Мертвая тишина царила в русском стане под Смоленском. Была темная морозная ночь. Шеин в своей ставке не спал. В валяных сапогах, в тяжелой шубе и лиховой шапке сидел он в своей ставке, сжав голову руками. Что делать? Господи, что делать?
Ссоры в лагере росли, начальники враждовали друг с другом. Ратники умирали от голода, холода и болезней, а никакой надежды на помощь не было. Оставалось Шеину просить у царя дозволения вступить в переговоры с поляками о перемирии. Царь дозволили. Шеин заключил условие, по которому русскому войску дозволялось беспрепятственно вернуться в отечество с тем оружием, какое оно имело при себе, положив все пушки и знамена перед королем, а желающим предоставлялось вступить в польскую службу, но из русских людей нашлось только восемь человек, а иноземцев перешло довольно. 2004 человека больных воинов было оставлено под Смоленском. С Шеиным ушло 8056 человек. Шеин с товарищами вернулся в Москву.
Над Шеиным и его товарищами произвели следствие и 23 апреля 1634 года в приказе сыскных дел приговорили казнить смертью Михаила Шеина, Артемия Измайлова и сына последнего Василия.
Им торим отрубили головы 27 апреля.
Несчастье под Смоленском, за которое поплатились Шеин и его товарищи, оказало печальные последствия.

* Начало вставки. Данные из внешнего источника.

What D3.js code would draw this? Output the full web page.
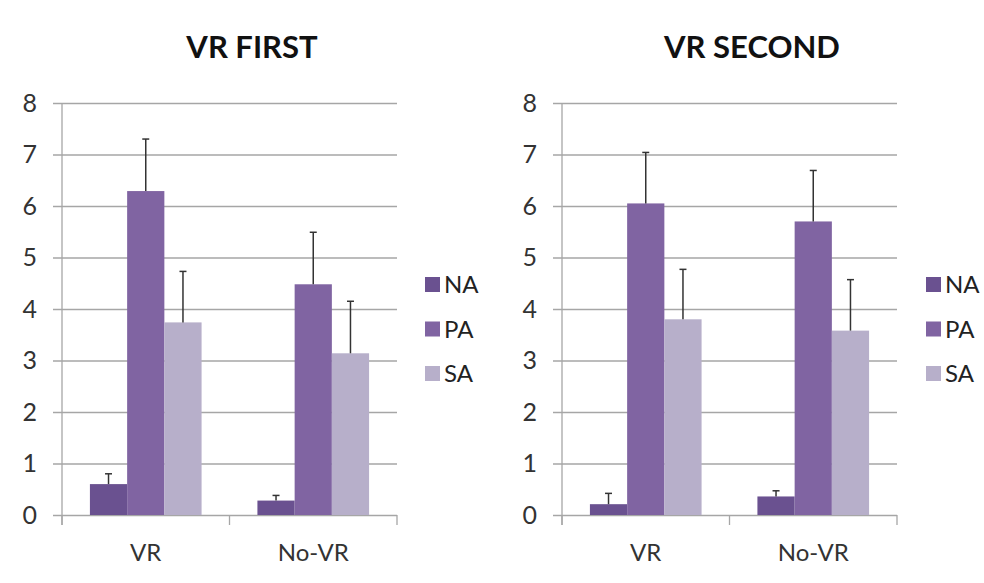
<!DOCTYPE html>
<html>
<head>
<meta charset="utf-8">
<script src="https://cdn.jsdelivr.net/npm/d3@7"></script>
<style>
  body { margin: 0; background: #fff; }
  text { font-family: Lato, "Open Sans", sans-serif; }
</style>
</head>
<body>
<div id="main"></div>
<script>
// data
const titles = ["VR FIRST", "VR SECOND"];
const categories = ["VR", "No-VR"];
const series = ["NA", "PA", "SA"];
const yTicks = [0, 1, 2, 3, 4, 5, 6, 7, 8];

// means per panel: [category][series]
const firstMeans = [[0.6, 6.29, 3.74], [0.28, 4.48, 3.14]];
const firstErrors = [[0.2, 1.01, 0.99], [0.1, 1.01, 1.01]];
const secondMeans = [[0.21, 6.05, 3.8], [0.36, 5.7, 3.58]];
const secondErrors = [[0.21, 0.99, 0.97], [0.11, 0.99, 0.99]];

const colors = ["#6a5190", "#8064a2", "#b7afca"];

const ctx = {
    width: 984,
    height: 583,
    margin: {top: 103, left: 62},
    plotW: 335,
    plotH: 412,
    panelOffset: 500
};

const svg = d3.select("#main").append("svg")
    .attr("width", ctx.width)
    .attr("height", ctx.height);

const color = d3.scaleOrdinal().domain(series).range(colors);

function drawPanel(idx, means, errors) {
    const g = svg.append("g")
        .attr("transform", `translate(${ctx.margin.left + idx * ctx.panelOffset},${ctx.margin.top})`);

    const x0 = d3.scaleBand().domain(categories).range([0, ctx.plotW]).padding(0);
    const x1 = d3.scaleBand().domain(series).range([0, x0.bandwidth()])
        .paddingInner(0).paddingOuter(0.75);
    const y = d3.scaleLinear().domain([0, 8]).range([ctx.plotH, 0]);

    // title
    g.append("text")
        .attr("x", 190)
        .attr("y", -45)
        .attr("text-anchor", "middle")
        .style("font-size", "31px")
        .style("font-weight", "bold")
        .attr("fill", "#111")
        .text(titles[idx]);

    // gridlines + y labels
    const yAxis = d3.axisLeft(y).tickValues(yTicks).tickSize(-(ctx.plotW + 9)).tickPadding(16);
    const ya = g.append("g").attr("transform", "translate(-9,0)").call(yAxis);
    ya.select(".domain").remove();
    ya.selectAll(".tick line").attr("stroke", "#a6a6a6").attr("stroke-width", 1.3);
    ya.selectAll(".tick text")
        .style("font-size", "25px")
        .attr("fill", "#333")
        .attr("font-family", "Lato, 'Open Sans', sans-serif");

    // y axis line
    g.append("line")
        .attr("x1", 0).attr("x2", 0)
        .attr("y1", y(8)).attr("y2", ctx.plotH + 10)
        .attr("stroke", "#a6a6a6").attr("stroke-width", 1.3);

    // category separators
    const bounds = [0, ...categories.map(c => x0(c) + x0.bandwidth())];
    g.selectAll(".sep").data(bounds).enter().append("line")
        .attr("x1", d => d).attr("x2", d => d)
        .attr("y1", ctx.plotH).attr("y2", ctx.plotH + 10)
        .attr("stroke", "#a6a6a6").attr("stroke-width", 1.3);

    // category labels
    g.selectAll(".cat").data(categories).enter().append("text")
        .attr("x", d => x0(d) + x0.bandwidth() / 2)
        .attr("y", ctx.plotH + 46)
        .attr("text-anchor", "middle")
        .style("font-size", "24px")
        .attr("fill", "#333")
        .text(d => d);

    // bars
    categories.forEach((cat, ci) => {
        const grp = g.append("g").attr("transform", `translate(${x0(cat)},0)`);
        const rows = series.map((s, si) => ({s: s, v: means[ci][si], e: errors[ci][si]}));

        grp.selectAll("rect").data(rows).enter().append("rect")
            .attr("x", d => x1(d.s))
            .attr("y", d => y(d.v))
            .attr("width", x1.bandwidth())
            .attr("height", d => ctx.plotH - y(d.v))
            .attr("fill", d => color(d.s));

        // error bars (upper only)
        grp.selectAll(".err").data(rows).enter().append("line")
            .attr("x1", d => x1(d.s) + x1.bandwidth() / 2)
            .attr("x2", d => x1(d.s) + x1.bandwidth() / 2)
            .attr("y1", d => y(d.v))
            .attr("y2", d => y(d.v + d.e))
            .attr("stroke", "#333").attr("stroke-width", 1.5);
        grp.selectAll(".cap").data(rows).enter().append("line")
            .attr("x1", d => x1(d.s) + x1.bandwidth() / 2 - 3.5)
            .attr("x2", d => x1(d.s) + x1.bandwidth() / 2 + 3.5)
            .attr("y1", d => y(d.v + d.e))
            .attr("y2", d => y(d.v + d.e))
            .attr("stroke", "#333").attr("stroke-width", 1.5);
    });

    // legend
    const leg = g.append("g").attr("transform", `translate(${363 + (idx ? 1 : 0)},${174})`);
    const items = leg.selectAll("g").data(series).enter().append("g")
        .attr("transform", (d, i) => `translate(0,${i * 44.5})`);
    items.append("rect")
        .attr("x", 0).attr("y", 0)
        .attr("width", 15).attr("height", 15)
        .attr("fill", d => color(d));
    items.append("text")
        .attr("x", 19)
        .attr("y", 16)
        .style("font-size", "24px")
        .attr("fill", "#222")
        .text(d => d);
}

drawPanel(0, firstMeans, firstErrors);
drawPanel(1, secondMeans, secondErrors);
</script>
</body>
</html>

Московскому государству чрезвычайно трудно было собрать ратные силы и деньги для ведения войны. Оставалось просить мира, но, к счастью, Польша упредила в этом Москву. Польские сенаторы первые прислали русским боярам предложение о мире. Русские послы и польские комиссары съехались в марте 1634 года на речке Поляновке для переговоров, и только 4-го июля этого года был заключен “Вечный мир”.